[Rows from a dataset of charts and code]
## Start
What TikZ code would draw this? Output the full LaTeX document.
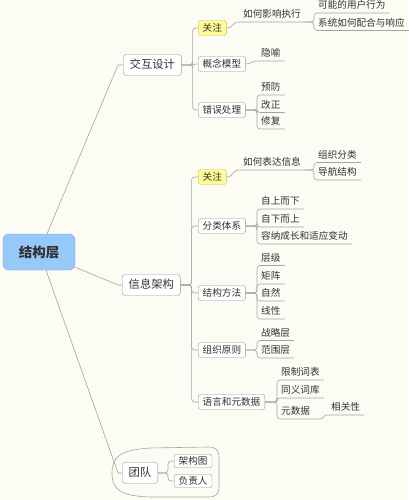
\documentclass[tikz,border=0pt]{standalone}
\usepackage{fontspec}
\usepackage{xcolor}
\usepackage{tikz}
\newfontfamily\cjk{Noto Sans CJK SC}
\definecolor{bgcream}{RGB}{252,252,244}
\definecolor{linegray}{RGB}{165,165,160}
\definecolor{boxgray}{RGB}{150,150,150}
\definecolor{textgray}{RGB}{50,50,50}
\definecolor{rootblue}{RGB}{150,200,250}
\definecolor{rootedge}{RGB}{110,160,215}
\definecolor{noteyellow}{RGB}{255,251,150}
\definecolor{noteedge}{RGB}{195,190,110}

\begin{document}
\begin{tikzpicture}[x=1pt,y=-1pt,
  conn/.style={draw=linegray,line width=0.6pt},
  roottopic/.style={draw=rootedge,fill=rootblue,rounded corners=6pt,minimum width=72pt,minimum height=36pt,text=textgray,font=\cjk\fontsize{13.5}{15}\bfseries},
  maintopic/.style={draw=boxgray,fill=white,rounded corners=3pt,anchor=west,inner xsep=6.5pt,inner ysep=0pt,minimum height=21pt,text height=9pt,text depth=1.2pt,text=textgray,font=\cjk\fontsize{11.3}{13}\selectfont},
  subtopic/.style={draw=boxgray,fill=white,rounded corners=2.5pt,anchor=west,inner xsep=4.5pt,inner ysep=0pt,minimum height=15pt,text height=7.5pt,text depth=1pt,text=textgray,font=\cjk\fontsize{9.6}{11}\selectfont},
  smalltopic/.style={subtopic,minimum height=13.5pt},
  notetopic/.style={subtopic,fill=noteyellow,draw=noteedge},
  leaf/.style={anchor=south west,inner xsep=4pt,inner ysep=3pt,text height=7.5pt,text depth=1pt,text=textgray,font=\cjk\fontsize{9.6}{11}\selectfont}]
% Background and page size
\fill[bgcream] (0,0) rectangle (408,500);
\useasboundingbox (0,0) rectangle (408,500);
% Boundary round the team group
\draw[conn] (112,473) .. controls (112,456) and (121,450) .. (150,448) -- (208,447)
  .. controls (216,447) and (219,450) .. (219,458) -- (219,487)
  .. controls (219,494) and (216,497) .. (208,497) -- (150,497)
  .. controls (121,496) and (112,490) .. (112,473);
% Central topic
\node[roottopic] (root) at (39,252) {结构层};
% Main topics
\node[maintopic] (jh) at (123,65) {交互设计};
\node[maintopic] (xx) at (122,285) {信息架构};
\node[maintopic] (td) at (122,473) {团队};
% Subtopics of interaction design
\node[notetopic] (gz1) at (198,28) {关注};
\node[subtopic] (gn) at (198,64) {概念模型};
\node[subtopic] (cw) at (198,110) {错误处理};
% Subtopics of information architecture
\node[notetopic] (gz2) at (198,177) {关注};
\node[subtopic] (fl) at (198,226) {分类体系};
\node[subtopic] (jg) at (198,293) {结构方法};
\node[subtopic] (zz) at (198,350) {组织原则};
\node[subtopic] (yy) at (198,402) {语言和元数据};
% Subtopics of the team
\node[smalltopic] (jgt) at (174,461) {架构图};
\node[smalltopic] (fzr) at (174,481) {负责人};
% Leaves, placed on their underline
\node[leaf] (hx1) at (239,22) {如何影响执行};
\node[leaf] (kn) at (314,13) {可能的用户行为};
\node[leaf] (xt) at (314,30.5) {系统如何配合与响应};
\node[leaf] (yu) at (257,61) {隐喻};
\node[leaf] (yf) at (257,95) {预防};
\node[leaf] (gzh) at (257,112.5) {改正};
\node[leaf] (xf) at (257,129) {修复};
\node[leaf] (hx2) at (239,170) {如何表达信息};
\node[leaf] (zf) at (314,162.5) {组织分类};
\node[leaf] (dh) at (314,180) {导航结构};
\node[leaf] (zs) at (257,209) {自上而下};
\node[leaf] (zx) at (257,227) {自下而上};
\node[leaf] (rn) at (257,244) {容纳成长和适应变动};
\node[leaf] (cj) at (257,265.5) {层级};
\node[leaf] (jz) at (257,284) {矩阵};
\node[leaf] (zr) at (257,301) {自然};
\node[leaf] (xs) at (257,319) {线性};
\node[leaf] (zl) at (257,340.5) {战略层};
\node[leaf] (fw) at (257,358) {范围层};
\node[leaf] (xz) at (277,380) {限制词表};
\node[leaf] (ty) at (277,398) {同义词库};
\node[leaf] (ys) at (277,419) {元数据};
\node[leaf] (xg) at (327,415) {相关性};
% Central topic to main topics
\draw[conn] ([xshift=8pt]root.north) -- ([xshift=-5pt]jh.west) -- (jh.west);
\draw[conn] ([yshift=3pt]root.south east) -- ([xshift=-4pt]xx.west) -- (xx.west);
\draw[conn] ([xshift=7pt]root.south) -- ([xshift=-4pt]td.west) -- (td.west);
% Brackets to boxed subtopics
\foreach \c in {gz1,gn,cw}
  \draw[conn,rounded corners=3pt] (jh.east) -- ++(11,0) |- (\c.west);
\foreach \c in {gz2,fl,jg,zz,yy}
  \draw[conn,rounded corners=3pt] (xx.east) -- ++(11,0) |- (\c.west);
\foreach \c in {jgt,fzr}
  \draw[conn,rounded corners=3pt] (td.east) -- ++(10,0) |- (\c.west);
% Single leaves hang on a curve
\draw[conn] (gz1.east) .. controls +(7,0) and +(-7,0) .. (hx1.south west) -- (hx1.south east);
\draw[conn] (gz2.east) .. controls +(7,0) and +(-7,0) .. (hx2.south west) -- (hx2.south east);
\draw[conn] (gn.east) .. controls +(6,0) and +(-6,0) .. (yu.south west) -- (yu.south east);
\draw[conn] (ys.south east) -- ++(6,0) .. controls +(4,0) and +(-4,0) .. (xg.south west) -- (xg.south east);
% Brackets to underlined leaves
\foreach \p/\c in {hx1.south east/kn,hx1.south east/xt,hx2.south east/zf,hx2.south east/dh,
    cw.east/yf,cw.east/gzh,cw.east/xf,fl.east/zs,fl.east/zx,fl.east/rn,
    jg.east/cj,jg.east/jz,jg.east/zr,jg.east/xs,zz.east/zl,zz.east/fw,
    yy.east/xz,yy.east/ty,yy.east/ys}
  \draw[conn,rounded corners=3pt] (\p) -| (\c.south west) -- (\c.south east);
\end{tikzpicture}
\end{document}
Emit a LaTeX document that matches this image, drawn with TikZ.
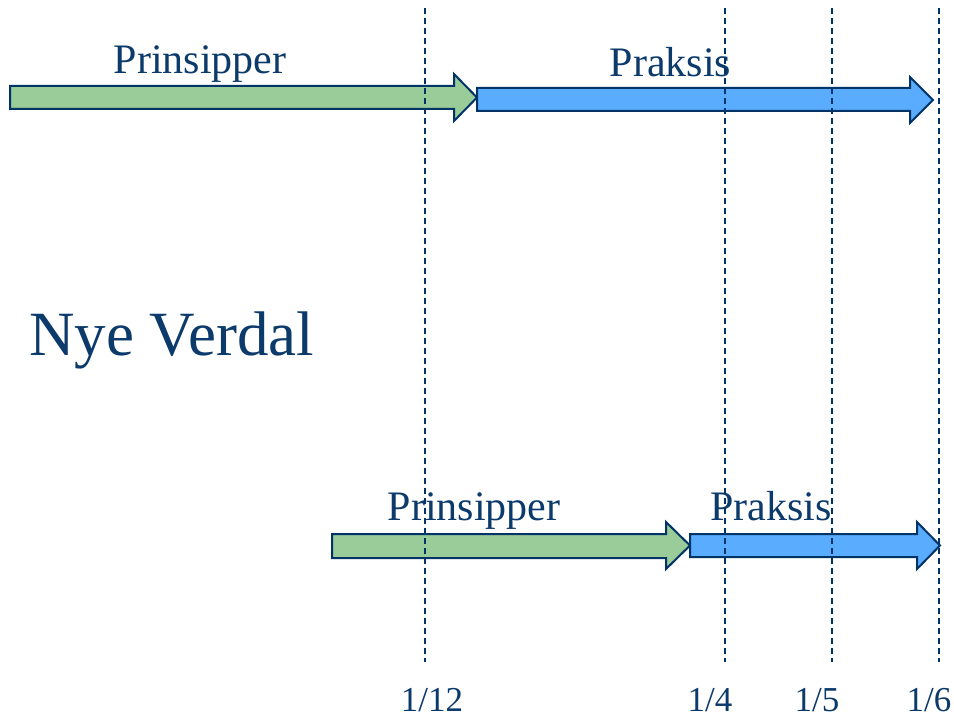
## End
For the listing above, identify each line bearing "LaTeX".

- Full answer:
What TikZ code would draw this? Output the full LaTeX document.
Emit a LaTeX document that matches this image, drawn with TikZ.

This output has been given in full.